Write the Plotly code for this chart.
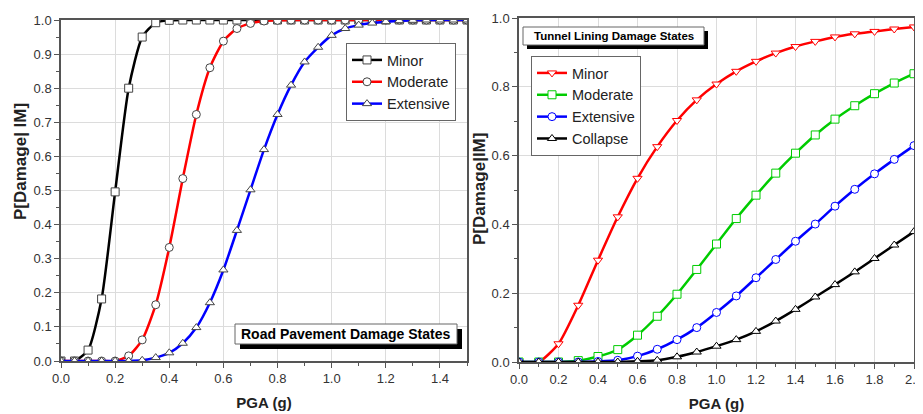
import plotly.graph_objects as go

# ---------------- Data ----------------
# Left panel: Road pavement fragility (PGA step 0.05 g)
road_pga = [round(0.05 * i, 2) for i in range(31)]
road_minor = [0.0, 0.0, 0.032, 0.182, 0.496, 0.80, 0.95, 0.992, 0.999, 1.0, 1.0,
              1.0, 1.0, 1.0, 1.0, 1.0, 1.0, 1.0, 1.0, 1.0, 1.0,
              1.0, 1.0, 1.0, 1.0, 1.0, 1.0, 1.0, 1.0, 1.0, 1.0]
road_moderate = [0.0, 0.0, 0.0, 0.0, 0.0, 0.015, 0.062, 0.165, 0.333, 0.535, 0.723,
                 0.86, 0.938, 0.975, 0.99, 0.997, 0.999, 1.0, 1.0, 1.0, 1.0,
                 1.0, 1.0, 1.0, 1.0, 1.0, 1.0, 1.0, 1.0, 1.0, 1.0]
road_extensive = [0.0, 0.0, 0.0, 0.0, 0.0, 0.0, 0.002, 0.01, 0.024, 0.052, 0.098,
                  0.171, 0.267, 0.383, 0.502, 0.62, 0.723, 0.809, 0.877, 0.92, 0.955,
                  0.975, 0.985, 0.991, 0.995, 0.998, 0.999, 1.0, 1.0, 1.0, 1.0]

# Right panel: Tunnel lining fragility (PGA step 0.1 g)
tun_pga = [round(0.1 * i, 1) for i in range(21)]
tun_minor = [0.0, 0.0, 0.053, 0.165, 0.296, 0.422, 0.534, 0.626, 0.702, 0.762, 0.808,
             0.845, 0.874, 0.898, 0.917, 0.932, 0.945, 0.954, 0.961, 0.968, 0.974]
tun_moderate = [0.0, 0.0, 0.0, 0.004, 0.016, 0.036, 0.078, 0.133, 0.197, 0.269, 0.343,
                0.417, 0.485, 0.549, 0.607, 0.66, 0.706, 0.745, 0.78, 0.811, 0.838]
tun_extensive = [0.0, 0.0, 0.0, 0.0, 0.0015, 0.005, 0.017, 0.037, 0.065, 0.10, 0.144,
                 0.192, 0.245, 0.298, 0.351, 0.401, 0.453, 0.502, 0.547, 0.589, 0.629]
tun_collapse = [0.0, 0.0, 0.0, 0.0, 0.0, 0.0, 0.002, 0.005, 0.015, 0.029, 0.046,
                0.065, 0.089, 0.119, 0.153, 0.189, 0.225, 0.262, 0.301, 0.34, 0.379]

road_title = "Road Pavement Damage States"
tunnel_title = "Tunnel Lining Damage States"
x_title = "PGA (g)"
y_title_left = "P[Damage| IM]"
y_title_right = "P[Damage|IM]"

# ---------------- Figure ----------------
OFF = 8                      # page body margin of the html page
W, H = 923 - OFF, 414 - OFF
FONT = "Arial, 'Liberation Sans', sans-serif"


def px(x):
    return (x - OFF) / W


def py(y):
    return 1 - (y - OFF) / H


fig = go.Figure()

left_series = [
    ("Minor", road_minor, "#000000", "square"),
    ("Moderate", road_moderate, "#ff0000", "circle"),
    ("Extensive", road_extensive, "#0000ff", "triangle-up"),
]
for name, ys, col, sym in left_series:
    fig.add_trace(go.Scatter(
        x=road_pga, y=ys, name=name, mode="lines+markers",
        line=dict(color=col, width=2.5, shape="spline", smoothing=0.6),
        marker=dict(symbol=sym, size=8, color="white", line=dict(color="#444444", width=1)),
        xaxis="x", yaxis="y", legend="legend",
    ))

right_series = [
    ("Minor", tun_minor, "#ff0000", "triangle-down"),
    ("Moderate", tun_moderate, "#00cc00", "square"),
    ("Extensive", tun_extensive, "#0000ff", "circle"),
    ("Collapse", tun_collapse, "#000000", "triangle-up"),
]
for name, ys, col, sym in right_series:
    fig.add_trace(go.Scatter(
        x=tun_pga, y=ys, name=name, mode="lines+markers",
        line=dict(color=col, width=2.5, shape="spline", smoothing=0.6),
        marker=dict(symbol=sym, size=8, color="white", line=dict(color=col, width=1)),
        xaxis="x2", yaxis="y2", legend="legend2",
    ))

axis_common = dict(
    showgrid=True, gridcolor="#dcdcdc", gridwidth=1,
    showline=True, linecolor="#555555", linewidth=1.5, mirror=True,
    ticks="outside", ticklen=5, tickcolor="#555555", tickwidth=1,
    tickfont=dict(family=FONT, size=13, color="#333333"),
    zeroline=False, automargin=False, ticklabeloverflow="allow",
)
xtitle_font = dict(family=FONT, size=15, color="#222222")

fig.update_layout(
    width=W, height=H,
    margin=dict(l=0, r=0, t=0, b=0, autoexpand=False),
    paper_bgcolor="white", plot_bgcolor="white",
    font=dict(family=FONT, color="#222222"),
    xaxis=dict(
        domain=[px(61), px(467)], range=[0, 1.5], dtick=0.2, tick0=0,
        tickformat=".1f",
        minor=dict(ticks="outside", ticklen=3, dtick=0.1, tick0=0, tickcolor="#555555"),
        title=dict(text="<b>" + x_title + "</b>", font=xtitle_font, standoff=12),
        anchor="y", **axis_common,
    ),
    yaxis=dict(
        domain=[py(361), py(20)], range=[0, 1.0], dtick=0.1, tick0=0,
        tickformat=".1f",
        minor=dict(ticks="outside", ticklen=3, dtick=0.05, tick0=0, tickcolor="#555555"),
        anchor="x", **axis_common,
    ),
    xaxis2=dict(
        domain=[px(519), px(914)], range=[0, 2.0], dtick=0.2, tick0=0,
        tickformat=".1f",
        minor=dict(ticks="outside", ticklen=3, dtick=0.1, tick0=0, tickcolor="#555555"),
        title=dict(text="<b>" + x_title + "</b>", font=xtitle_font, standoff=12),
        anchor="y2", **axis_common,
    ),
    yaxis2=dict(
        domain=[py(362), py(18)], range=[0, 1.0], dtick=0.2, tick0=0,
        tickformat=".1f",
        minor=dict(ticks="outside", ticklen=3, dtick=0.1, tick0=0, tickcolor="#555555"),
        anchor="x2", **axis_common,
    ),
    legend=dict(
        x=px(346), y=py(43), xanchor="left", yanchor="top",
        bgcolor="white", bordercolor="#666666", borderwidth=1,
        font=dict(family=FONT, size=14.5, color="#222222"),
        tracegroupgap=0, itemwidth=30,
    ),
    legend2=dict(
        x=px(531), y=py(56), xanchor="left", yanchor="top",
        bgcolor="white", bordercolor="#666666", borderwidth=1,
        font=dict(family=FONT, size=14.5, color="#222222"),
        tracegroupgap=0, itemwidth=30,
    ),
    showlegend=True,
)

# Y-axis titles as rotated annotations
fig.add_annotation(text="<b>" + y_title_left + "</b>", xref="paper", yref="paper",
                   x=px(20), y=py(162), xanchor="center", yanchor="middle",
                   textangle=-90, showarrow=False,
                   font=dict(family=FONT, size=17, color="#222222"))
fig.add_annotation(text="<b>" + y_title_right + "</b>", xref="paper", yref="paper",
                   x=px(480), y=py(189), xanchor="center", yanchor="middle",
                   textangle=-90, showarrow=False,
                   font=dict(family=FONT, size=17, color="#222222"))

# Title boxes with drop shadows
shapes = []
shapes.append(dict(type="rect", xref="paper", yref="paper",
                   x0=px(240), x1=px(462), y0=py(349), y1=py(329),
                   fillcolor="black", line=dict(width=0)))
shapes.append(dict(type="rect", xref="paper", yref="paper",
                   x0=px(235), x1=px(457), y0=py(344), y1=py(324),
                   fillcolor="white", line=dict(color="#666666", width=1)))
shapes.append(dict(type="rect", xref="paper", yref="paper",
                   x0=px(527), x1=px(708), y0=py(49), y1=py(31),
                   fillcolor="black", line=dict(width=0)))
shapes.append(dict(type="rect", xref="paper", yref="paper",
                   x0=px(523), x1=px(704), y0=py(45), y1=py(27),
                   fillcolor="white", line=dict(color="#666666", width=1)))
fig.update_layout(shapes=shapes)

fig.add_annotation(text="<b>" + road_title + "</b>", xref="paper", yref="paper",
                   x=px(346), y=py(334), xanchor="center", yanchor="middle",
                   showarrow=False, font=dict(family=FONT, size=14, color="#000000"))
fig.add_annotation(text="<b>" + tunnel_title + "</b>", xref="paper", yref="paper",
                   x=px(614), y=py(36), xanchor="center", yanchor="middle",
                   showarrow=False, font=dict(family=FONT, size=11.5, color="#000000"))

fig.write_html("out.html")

- - -

[EXERCISE] Print the data above verbatim from the first line through the line holding "import plotly.graph_objects as go", leaving every picture out.

[EXERCISE RESULT]
Write the Plotly code for this chart.
import plotly.graph_objects as go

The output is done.